Work out the number of lines containing "size". Give that number alone.
━━━━━ Data excerpt
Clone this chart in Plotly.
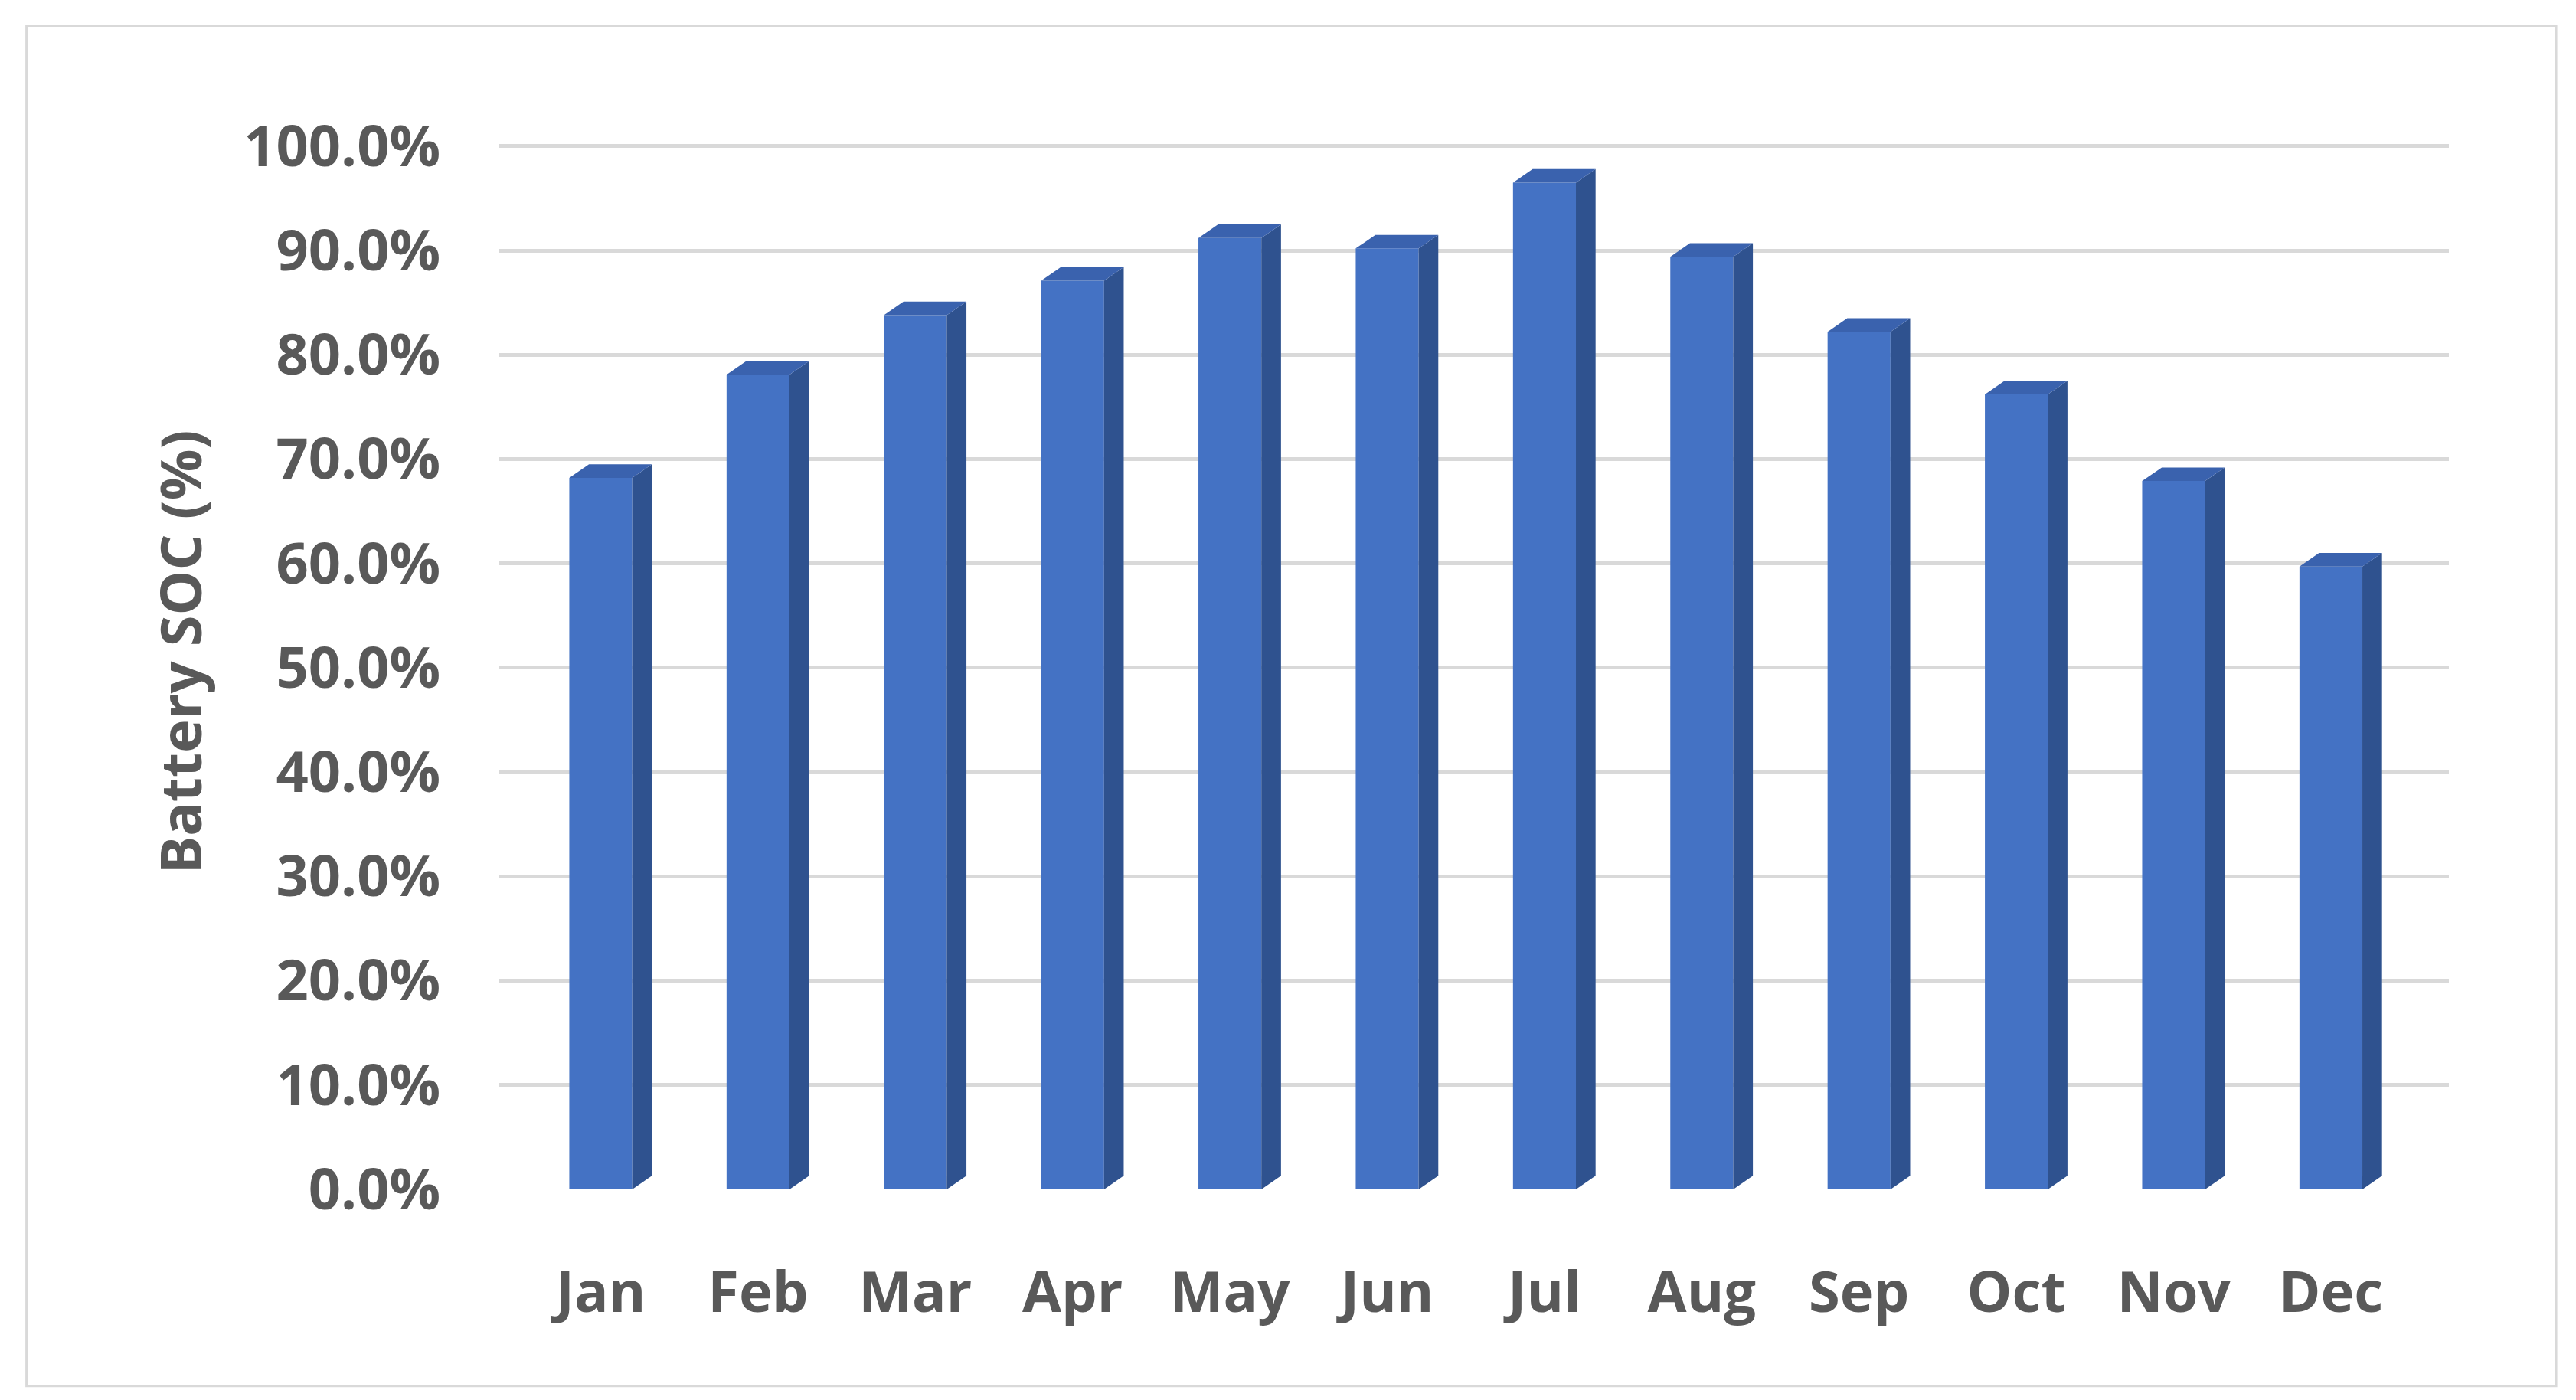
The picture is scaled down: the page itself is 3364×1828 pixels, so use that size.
import plotly.graph_objects as go

months = ["Jan","Feb","Mar","Apr","May","Jun","Jul","Aug","Sep","Oct","Nov","Dec"]
soc = [68.2, 78.1, 83.8, 87.1, 91.2, 90.2, 96.5, 89.4, 82.2, 76.2, 67.9, 59.7]
yticks = [0,10,20,30,40,50,60,70,80,90,100]

W = 0.4; DX = 0.125; DY = 1.3
front = "#4472C4"; side = "#2F528F"; top = "#3A62AE"

fig = go.Figure()
for i, v in enumerate(soc):
    r = i + W/2; l = i - W/2
    fig.add_trace(go.Scatter(x=[r, r+DX, r+DX, r, r], y=[0, DY, v+DY, v, 0],
        fill="toself", fillcolor=side, line=dict(width=0), mode="lines",
        hoverinfo="skip", showlegend=False))
    fig.add_trace(go.Scatter(x=[l, l+DX, r+DX, r, l], y=[v, v+DY, v+DY, v, v],
        fill="toself", fillcolor=top, line=dict(width=0), mode="lines",
        hoverinfo="skip", showlegend=False))
fig.add_trace(go.Bar(x=list(range(12)), y=soc, width=W, marker=dict(color=front, line=dict(width=0)),
    showlegend=False))

font = dict(family="Open Sans", size=74, color="#595959", weight="bold")
fig.update_layout(
    width=3364, height=1828, paper_bgcolor="white", plot_bgcolor="white",
    margin=dict(l=643, r=174, t=142, b=283),
    xaxis=dict(range=[-0.65, 11.75], tickvals=list(range(12)), ticktext=months,
               tickfont=font, showgrid=False, zeroline=False, showline=False,
               ticklen=70, ticks="outside", tickcolor="rgba(0,0,0,0)"),
    yaxis=dict(range=[0, 103], tickvals=yticks, ticktext=[f"{t:.1f}%" for t in yticks],
               tickfont=font, gridcolor="#D9D9D9", gridwidth=5, zeroline=False, showline=False,
               ticklen=60, ticks="outside", tickcolor="rgba(0,0,0,0)",
               title=dict(text="Battery SOC (%)", font=font, standoff=30)),
    shapes=[dict(type="rect", xref="paper", yref="paper", x0=-0.242, x1=1.055, y0=-0.183, y1=1.083,
                 line=dict(color="#D9D9D9", width=3))],
)
fig.write_html("out.html")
━━━━━━━━━━
### Exercise result
2